Alec Hannah

Personal information
- Nationality: British (Scottish)
- Born: c.1937.

Sport
- Sport: Athletics
- Event: Hurdles
- Club: Edinburgh University AC

= Alec Hannah =

Scottish athlete

Alexander H. Hannah (born c.1937) is a former track and field athlete from Scotland who competed at the 1958 British Empire and Commonwealth Games (now Commonwealth Games).

== Biography ==
Hannah attended Preston Lodge High School and studied at the University of Edinburgh and was a member of their athletic club.

Hannah won the Scottish 440 yards hurdles title at the 1956 AAA Championships and retained his 440 yards hurdles title at the 1957 at the S.A.A.A Championships.

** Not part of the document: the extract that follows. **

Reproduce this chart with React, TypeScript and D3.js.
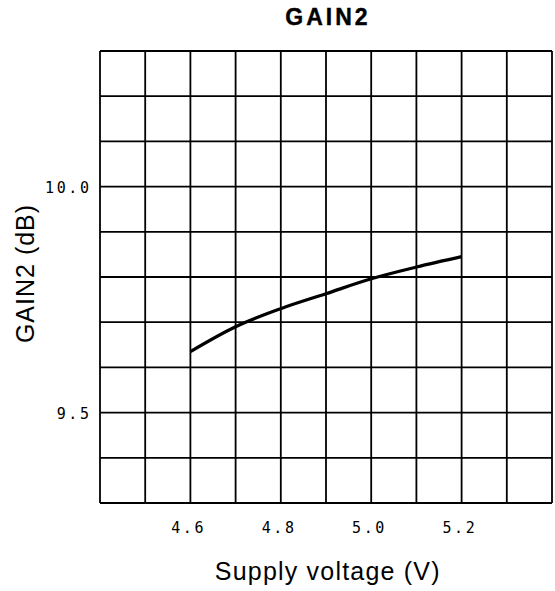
import React from "react";
import * as d3 from "d3";

const supplyVoltage = [4.6, 4.7, 4.8, 4.9, 5.0, 5.1, 5.2];
const gain2 = [9.635, 9.69, 9.73, 9.763, 9.796, 9.822, 9.845];
const xTicks = [4.6, 4.8, 5.0, 5.2];
const yTicks = [9.5, 10.0];
const xDomain = [4.4, 5.4];
const yDomain = [9.3, 10.3];

const W = 555;
const H = 591;
const M = { left: 100, right: 3, top: 51, bottom: 88 };
const TICK_LS = 2.6;

export default function App() {
  const x = d3.scaleLinear().domain(xDomain).range([M.left, W - M.right]);
  const y = d3.scaleLinear().domain(yDomain).range([H - M.bottom, M.top]);
  const xGrid = d3.range(0, 11).map((i) => xDomain[0] + i * 0.1);
  const yGrid = d3.range(0, 11).map((i) => yDomain[0] + i * 0.1);
  const line = d3
    .line<number>()
    .x((_, i) => x(supplyVoltage[i]))
    .y((d) => y(d))
    .curve(d3.curveMonotoneX);

  return (
    <svg
      width={W}
      height={H}
      style={{ position: "absolute", left: 0, top: 0, background: "#fff" }}
    >
      <text
        x={326.5 + 1.5}
        y={25}
        textAnchor="middle"
        fontFamily="Liberation Sans, Arial, sans-serif"
        fontWeight="bold"
        fontSize={23}
        letterSpacing={3}
        stroke="#000"
        strokeWidth={0.4}
      >
        GAIN2
      </text>
      {xGrid.map((v, i) => (
        <line
          key={"vx" + i}
          x1={x(v)}
          x2={x(v)}
          y1={y(yDomain[0])}
          y2={y(yDomain[1])}
          stroke="#000"
          strokeWidth={1.8}
        />
      ))}
      {yGrid.map((v, i) => (
        <line
          key={"hy" + i}
          x1={x(xDomain[0])}
          x2={x(xDomain[1])}
          y1={y(v)}
          y2={y(v)}
          stroke="#000"
          strokeWidth={1.8}
        />
      ))}
      <path
        d={line(gain2) || ""}
        fill="none"
        stroke="#000"
        strokeWidth={3.2}
      />
      {xTicks.map((t) => (
        <text
          key={"xt" + t}
          x={x(t) - 3 + TICK_LS / 2}
          y={H - M.bottom + 30}
          textAnchor="middle"
          fontFamily="DejaVu Sans Mono, monospace"
          fontSize={15}
          letterSpacing={TICK_LS}
        >
          {t.toFixed(1)}
        </text>
      ))}
      {yTicks.map((t) => (
        <text
          key={"yt" + t}
          x={89 + TICK_LS}
          y={y(t) + 6}
          textAnchor="end"
          fontFamily="DejaVu Sans Mono, monospace"
          fontSize={15}
          letterSpacing={TICK_LS}
        >
          {t.toFixed(1)}
        </text>
      ))}
      <text
        x={327 + 0.75}
        y={580}
        textAnchor="middle"
        fontFamily="Liberation Sans, Arial, sans-serif"
        fontSize={25}
        letterSpacing={1.2}
      >
        Supply voltage (V)
      </text>
      <text
        transform={`translate(34,${274 - 0.5}) rotate(-90)`}
        textAnchor="middle"
        fontFamily="Liberation Sans, Arial, sans-serif"
        fontSize={25}
        letterSpacing={1}
      >
        GAIN2 (dB)
      </text>
    </svg>
  );
}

In February 1958 he was named by the Scottish AAA in the 'possibles list' for the forthcoming Commonwealth and Empire Games and soon after set a record at the 1958 Universities national championships. He won a third consecutive 440 yards hurdles title at the 1958 Scottish A.A.A. Championships, and in addition finished second in the 120 yards hurdles.

He represented the Scottish Empire and Commonwealth Games team at the 1958 British Empire Games in Cardiff, Wales, participating in one event, the 440 yards hurdles.